Written exercise: Without the pictures, print the lines running from the beginning of the material to the line containing "plt.rcParams['mathtext.bf'] = 'Liberation", both ends included.

Source data:

"""

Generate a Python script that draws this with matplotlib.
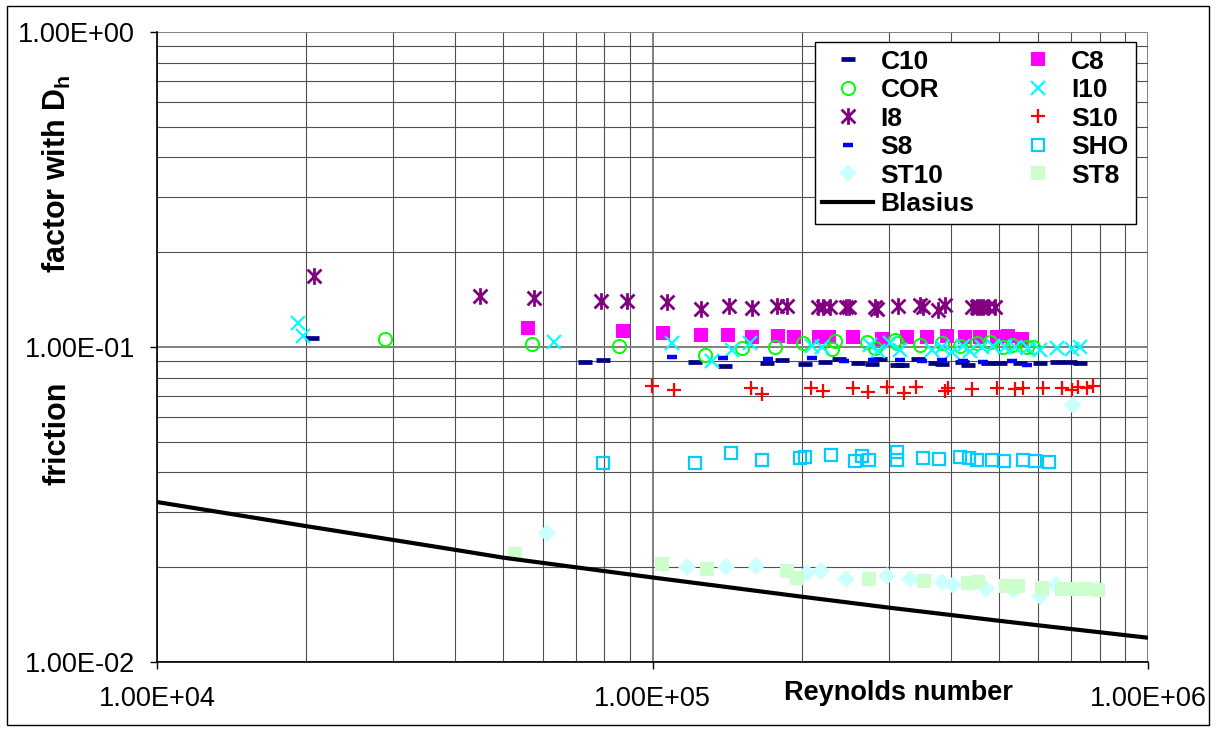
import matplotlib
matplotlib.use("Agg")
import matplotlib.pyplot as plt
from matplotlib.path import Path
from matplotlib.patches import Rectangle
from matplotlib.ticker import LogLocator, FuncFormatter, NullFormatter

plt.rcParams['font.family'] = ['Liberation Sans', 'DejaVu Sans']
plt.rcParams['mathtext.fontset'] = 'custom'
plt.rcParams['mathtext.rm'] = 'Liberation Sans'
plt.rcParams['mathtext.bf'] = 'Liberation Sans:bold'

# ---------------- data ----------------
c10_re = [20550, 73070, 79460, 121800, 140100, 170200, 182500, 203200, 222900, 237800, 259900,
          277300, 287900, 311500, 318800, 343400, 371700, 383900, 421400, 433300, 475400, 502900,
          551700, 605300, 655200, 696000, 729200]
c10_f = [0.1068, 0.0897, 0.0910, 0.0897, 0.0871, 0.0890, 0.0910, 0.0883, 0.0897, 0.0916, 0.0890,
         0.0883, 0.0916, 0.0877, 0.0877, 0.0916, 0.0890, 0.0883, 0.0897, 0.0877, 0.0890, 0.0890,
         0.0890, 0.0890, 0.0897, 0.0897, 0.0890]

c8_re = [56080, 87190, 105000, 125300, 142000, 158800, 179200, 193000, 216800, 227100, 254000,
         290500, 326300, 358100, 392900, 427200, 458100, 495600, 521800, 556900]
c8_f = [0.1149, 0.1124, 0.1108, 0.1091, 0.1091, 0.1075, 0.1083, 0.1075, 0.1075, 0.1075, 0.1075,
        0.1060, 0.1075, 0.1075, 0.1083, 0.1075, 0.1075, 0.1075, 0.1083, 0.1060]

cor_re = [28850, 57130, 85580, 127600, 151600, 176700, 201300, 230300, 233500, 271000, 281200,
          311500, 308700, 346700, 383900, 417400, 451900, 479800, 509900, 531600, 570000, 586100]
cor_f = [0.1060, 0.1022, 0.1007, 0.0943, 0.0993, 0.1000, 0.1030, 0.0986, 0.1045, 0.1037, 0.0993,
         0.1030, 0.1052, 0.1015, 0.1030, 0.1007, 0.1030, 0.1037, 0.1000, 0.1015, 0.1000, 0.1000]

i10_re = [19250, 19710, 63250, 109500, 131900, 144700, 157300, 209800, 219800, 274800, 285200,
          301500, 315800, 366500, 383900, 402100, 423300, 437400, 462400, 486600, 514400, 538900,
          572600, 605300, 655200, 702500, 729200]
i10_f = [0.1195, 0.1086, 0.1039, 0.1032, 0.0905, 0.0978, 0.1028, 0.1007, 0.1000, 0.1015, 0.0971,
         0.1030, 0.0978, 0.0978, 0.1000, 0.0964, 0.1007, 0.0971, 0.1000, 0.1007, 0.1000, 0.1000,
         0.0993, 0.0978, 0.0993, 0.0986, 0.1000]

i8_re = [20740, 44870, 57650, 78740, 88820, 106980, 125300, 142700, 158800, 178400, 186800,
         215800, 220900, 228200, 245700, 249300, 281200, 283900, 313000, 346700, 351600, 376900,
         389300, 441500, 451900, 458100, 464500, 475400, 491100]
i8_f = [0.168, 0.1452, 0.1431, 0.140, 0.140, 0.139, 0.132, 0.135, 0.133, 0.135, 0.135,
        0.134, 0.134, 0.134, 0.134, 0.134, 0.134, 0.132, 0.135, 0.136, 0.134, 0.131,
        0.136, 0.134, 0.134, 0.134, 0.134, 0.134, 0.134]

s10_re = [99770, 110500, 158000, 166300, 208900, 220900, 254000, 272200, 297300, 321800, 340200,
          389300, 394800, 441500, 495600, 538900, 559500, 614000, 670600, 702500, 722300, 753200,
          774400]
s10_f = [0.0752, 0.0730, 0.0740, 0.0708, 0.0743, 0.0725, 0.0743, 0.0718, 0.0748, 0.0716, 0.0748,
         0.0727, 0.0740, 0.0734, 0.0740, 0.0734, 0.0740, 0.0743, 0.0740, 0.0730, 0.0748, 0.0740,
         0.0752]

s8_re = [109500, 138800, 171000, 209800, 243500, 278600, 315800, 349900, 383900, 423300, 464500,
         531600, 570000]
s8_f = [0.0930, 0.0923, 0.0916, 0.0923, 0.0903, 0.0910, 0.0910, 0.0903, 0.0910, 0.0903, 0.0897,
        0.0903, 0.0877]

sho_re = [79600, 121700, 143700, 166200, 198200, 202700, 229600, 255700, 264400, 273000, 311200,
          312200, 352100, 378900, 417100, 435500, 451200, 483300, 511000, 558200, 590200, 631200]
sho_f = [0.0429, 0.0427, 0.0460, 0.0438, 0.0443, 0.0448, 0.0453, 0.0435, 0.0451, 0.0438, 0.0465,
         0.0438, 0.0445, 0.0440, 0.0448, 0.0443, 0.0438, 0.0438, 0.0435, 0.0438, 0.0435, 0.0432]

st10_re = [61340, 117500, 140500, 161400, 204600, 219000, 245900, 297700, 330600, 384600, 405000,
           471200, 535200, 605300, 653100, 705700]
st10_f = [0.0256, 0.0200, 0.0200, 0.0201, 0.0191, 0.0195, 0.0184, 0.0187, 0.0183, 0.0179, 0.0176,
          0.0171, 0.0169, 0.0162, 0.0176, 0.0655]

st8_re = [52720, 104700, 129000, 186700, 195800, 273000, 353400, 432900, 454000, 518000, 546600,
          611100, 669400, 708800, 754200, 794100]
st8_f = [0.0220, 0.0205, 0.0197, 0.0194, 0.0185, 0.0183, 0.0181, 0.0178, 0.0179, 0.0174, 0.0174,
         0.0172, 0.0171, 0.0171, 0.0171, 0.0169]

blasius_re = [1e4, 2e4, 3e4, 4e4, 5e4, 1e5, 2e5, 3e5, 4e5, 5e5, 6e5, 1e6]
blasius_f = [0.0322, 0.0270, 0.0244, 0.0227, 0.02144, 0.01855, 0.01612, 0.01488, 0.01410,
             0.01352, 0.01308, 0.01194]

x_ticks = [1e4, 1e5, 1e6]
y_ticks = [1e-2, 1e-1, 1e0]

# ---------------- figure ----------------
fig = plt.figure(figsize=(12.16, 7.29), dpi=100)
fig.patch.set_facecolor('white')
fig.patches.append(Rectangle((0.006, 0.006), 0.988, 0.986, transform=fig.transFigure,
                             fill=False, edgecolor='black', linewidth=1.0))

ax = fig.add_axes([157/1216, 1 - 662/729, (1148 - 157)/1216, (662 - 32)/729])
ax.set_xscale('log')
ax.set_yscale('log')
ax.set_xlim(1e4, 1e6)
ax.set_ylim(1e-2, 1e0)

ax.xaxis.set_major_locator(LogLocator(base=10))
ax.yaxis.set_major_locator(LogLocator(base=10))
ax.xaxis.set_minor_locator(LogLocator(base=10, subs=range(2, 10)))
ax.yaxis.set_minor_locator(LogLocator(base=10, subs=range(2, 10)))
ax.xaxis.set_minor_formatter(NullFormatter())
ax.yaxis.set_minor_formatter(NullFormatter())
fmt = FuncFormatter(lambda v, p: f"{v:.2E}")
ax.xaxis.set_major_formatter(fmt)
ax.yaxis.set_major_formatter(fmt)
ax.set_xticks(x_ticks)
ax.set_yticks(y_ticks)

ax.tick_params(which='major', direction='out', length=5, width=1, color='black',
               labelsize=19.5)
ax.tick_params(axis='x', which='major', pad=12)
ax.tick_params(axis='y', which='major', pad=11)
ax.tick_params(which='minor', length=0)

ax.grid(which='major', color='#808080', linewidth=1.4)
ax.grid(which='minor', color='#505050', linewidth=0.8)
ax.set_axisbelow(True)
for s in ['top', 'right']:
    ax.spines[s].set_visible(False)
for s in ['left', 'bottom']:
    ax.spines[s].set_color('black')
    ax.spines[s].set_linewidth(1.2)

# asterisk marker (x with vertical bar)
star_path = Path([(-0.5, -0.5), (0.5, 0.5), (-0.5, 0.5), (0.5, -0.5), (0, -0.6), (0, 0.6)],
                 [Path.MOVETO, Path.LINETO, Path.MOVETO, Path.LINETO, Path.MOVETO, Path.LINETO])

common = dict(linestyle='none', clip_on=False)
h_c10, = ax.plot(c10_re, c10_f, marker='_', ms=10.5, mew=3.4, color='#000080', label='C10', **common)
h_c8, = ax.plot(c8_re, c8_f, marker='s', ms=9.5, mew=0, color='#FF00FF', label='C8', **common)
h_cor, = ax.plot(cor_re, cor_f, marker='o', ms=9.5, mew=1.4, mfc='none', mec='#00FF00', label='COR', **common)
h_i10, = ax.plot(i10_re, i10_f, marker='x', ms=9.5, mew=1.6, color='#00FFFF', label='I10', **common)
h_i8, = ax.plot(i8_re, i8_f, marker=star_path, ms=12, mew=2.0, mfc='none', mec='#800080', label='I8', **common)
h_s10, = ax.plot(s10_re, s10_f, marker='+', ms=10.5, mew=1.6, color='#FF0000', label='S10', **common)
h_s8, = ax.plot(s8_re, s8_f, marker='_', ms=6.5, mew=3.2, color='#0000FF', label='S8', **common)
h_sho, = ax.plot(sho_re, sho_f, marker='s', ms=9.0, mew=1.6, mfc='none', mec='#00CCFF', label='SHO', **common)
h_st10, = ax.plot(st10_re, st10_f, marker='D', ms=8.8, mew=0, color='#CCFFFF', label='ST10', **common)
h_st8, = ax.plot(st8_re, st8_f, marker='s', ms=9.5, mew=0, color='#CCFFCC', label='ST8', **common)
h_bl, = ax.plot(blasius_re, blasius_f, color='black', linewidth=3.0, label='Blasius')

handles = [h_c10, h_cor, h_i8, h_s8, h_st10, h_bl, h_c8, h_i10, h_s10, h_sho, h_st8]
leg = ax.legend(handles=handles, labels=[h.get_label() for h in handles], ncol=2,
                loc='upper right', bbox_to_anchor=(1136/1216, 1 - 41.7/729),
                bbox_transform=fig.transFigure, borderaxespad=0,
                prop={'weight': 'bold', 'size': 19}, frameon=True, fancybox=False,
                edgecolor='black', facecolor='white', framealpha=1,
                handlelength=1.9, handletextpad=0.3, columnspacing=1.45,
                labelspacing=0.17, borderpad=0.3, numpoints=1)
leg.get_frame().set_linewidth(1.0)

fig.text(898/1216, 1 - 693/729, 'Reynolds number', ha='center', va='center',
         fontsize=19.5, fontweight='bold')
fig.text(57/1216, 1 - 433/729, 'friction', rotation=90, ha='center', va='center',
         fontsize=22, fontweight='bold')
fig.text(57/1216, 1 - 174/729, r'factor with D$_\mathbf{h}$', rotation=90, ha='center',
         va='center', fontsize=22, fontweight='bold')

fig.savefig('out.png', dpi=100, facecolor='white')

"""

Solution for this exercise:
Generate a Python script that draws this with matplotlib.
import matplotlib
matplotlib.use("Agg")
import matplotlib.pyplot as plt
from matplotlib.path import Path
from matplotlib.patches import Rectangle
from matplotlib.ticker import LogLocator, FuncFormatter, NullFormatter

plt.rcParams['font.family'] = ['Liberation Sans', 'DejaVu Sans']
plt.rcParams['mathtext.fontset'] = 'custom'
plt.rcParams['mathtext.rm'] = 'Liberation Sans'
plt.rcParams['mathtext.bf'] = 'Liberation Sans:bold'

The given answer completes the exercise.